> **INFORMATION PROVIDED**:
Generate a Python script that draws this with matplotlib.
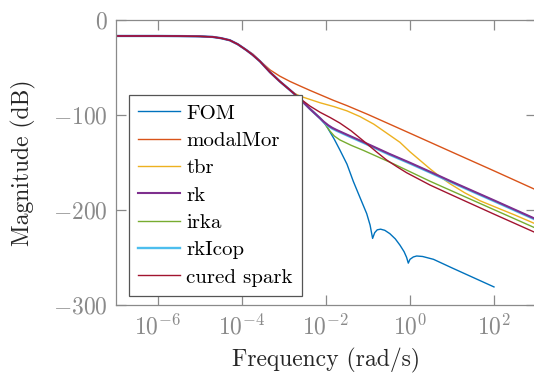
import numpy as np
import matplotlib
matplotlib.use("Agg")
from matplotlib import pyplot as plt
from matplotlib.ticker import FuncFormatter, FixedLocator

plt.rcParams['font.family'] = 'serif'
plt.rcParams['font.serif'] = ['cmr10']
plt.rcParams['mathtext.fontset'] = 'cm'
plt.rcParams['axes.formatter.use_mathtext'] = True

# log10 of frequency and magnitude (dB)
# shared start of every curve
common_lw = [-7, -6, -5.5, -5.0, -4.7, -4.5, -4.29, -4.1, -3.9]
common_mag = [-17.3, -17.3, -17.4, -17.7, -18.3, -19.6, -21.8, -26, -32]
mid_lw = [-3.75, -3.57, -3.33, -3.1, -2.86]
mid_mag = [-37, -44, -55.5, -65, -74]
low_lw = [-2.62, -2.38, -2.14]
low_mag = [-83.5, -94, -103.8]

fom_lw = [-2.0, -1.9, -1.8, -1.67, -1.5, -1.35, -1.2, -1.03, -0.95, -0.89, -0.84,
          -0.78, -0.7, -0.6, -0.48, -0.35, -0.24, -0.14, -0.08, -0.04, 0.0, 0.08,
          0.16, 0.3, 0.56, 1.0, 1.5, 2.0]
fom_mag = [-111, -118.5, -126, -137, -152, -170, -186, -204, -216, -230, -224,
           -221, -220.3, -221.5, -225, -230.5, -237, -244, -250, -256, -252, -249.5,
           -248.5, -249, -252, -261, -271, -281]

modal_lw = [-3.75, -3.57, -3.33, -3.1, -2.86, -2.62, -2.38, -2.14, -1.83, -1.5,
            -1.0, 0, 1, 2, 2.95]
modal_mag = [-36, -43.5, -53, -59.5, -65, -69.8, -74.5, -79, -84.8, -90.5,
             -99.8, -119.5, -139.3, -159, -178]

tbr_lw = [-2.75, -2.62, -2.38, -2.14, -1.81, -1.5, -1.19, -0.86, -0.55, -0.24, 0,
          0.24, 0.48, 0.71, 0.95, 1.3, 1.67, 2.0, 2.5, 2.95]
tbr_mag = [-77.5, -80.5, -84, -87.5, -91.5, -96, -102, -110, -119.5, -129, -139,
           -148, -157, -165, -172.5, -182, -190.5, -196.5, -205.5, -214]

rk_lw = [-2.05, -1.95, -1.85, -1.75, -1.5, -1.12, -0.5, 0, 0.48, 1, 2, 2.95]
rk_mag = [-107.5, -111, -113.8, -116, -121, -128.5, -141, -150.5, -160, -170.5, -190, -208.8]

rkicop_lw = [-2.05, -1.95, -1.85, -1.75, -1.5, -1.12, -0.5, 0, 0.48, 1, 2, 2.95]
rkicop_mag = [-108, -111.8, -114.6, -116.8, -121.8, -129.3, -141.8, -151.3, -160.8, -171.3, -190.8, -209.6]

irka_lw = [-2.05, -2.0, -1.9, -1.8, -1.67, -1.4, -1.11, -0.4, 0.48, 1.5, 2.95]
irka_mag = [-108, -111.5, -117.5, -122.5, -126.5, -132.2, -137.5, -151.5, -170, -190, -218.4]

cured_lw = [-2.79, -2.62, -2.38, -2.14, -1.9, -1.67, -1.4, -1.11, -0.8, -0.56, -0.3,
            -0.08, 0.2, 0.48, 1, 2, 2.95]
cured_mag = [-76.5, -83, -91, -97.5, -103, -108.8, -117, -127.5, -139, -147.5, -155,
             -161, -167.5, -174, -184.5, -204.5, -223.2]

names = ["FOM", "modalMor", "tbr", "rk", "irka", "rkIcop", "cured spark"]
colors = ["#0072BD", "#D95319", "#EDB120", "#7E2F8E", "#77AC30", "#4DBEEE", "#A2142F"]
widths = [1.0, 1.0, 1.0, 1.5, 1.0, 1.7, 1.0]

series = [
    (common_lw + mid_lw + low_lw + fom_lw, common_mag + mid_mag + low_mag + fom_mag),
    (common_lw + modal_lw, common_mag + modal_mag),
    (common_lw + mid_lw + tbr_lw, common_mag + mid_mag + tbr_mag),
    (common_lw + mid_lw + low_lw + rk_lw, common_mag + mid_mag + low_mag + rk_mag),
    (common_lw + mid_lw + low_lw + irka_lw, common_mag + mid_mag + low_mag + irka_mag),
    (common_lw + mid_lw + low_lw + rkicop_lw, common_mag + mid_mag + low_mag + rkicop_mag),
    (common_lw + mid_lw + cured_lw, common_mag + mid_mag + cured_mag),
]

fig = plt.figure(figsize=(5.34, 3.76), dpi=100)
ax = fig.add_axes([0.2172, 0.1888, 0.7865, 0.7593])

# draw order so rk sits on top of rkIcop, cured spark on top of all
order = [0, 1, 2, 4, 5, 3, 6]
lines = {}
for i in order:
    lw, mag = series[i]
    lines[i], = ax.semilogx(10.0 ** np.array(lw), mag, color=colors[i],
                            lw=widths[i], label=names[i])

ax.set_xlim(1e-7, 1e3)
ax.set_ylim(-300, 0)
ax.xaxis.set_major_locator(FixedLocator([1e-6, 1e-4, 1e-2, 1e0, 1e2]))
ax.xaxis.set_minor_locator(FixedLocator([]))
ax.yaxis.set_major_locator(FixedLocator([-300, -200, -100, 0]))
ax.xaxis.set_major_formatter(FuncFormatter(lambda v, p: r"$10^{%d}$" % round(np.log10(v))))
ax.yaxis.set_major_formatter(FuncFormatter(lambda v, p: r"$%d$" % v))

gray = "#8a8a8a"
for s in ax.spines.values():
    s.set_color(gray)
    s.set_linewidth(0.9)
ax.tick_params(which="both", direction="in", top=True, right=True,
               length=7, width=0.9, color=gray, labelcolor=gray, labelsize=17)
ax.tick_params(axis="x", pad=7)
ax.tick_params(axis="y", pad=6)

ax.set_xlabel("Frequency (rad/s)", fontsize=17, color="#262626", labelpad=6)
ax.set_ylabel("Magnitude (dB)", fontsize=17, color="#262626", labelpad=12)

leg = ax.legend([lines[i] for i in range(7)], names, loc="lower left",
                bbox_to_anchor=(0.031, 0.031), borderaxespad=0, fontsize=15,
                fancybox=False, framealpha=1, edgecolor="#555555",
                handlelength=2.0, handletextpad=0.3, labelspacing=0.42,
                borderpad=0.45)
leg.get_frame().set_linewidth(0.9)

fig.savefig("out.png", dpi=100)
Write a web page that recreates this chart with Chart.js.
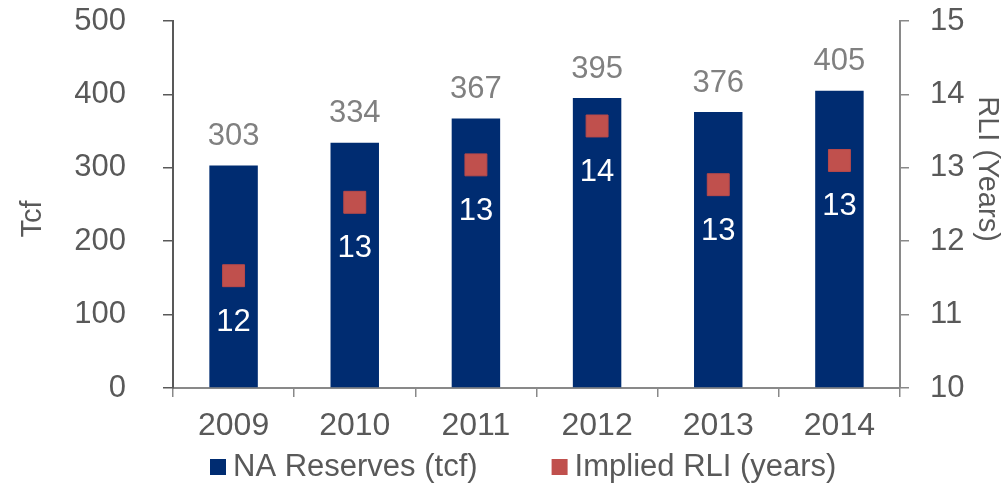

> **WHAT TO WORK ON**: Repeat the records above exactly, from the first line through the line that contains "-99.8, -119.5, -139.3, -159, -178]", and leave out the pictures.

> **REPLY TO THE EXERCISE**:
Generate a Python script that draws this with matplotlib.
import numpy as np
import matplotlib
matplotlib.use("Agg")
from matplotlib import pyplot as plt
from matplotlib.ticker import FuncFormatter, FixedLocator

plt.rcParams['font.family'] = 'serif'
plt.rcParams['font.serif'] = ['cmr10']
plt.rcParams['mathtext.fontset'] = 'cm'
plt.rcParams['axes.formatter.use_mathtext'] = True

# log10 of frequency and magnitude (dB)
# shared start of every curve
common_lw = [-7, -6, -5.5, -5.0, -4.7, -4.5, -4.29, -4.1, -3.9]
common_mag = [-17.3, -17.3, -17.4, -17.7, -18.3, -19.6, -21.8, -26, -32]
mid_lw = [-3.75, -3.57, -3.33, -3.1, -2.86]
mid_mag = [-37, -44, -55.5, -65, -74]
low_lw = [-2.62, -2.38, -2.14]
low_mag = [-83.5, -94, -103.8]

fom_lw = [-2.0, -1.9, -1.8, -1.67, -1.5, -1.35, -1.2, -1.03, -0.95, -0.89, -0.84,
          -0.78, -0.7, -0.6, -0.48, -0.35, -0.24, -0.14, -0.08, -0.04, 0.0, 0.08,
          0.16, 0.3, 0.56, 1.0, 1.5, 2.0]
fom_mag = [-111, -118.5, -126, -137, -152, -170, -186, -204, -216, -230, -224,
           -221, -220.3, -221.5, -225, -230.5, -237, -244, -250, -256, -252, -249.5,
           -248.5, -249, -252, -261, -271, -281]

modal_lw = [-3.75, -3.57, -3.33, -3.1, -2.86, -2.62, -2.38, -2.14, -1.83, -1.5,
            -1.0, 0, 1, 2, 2.95]
modal_mag = [-36, -43.5, -53, -59.5, -65, -69.8, -74.5, -79, -84.8, -90.5,
             -99.8, -119.5, -139.3, -159, -178]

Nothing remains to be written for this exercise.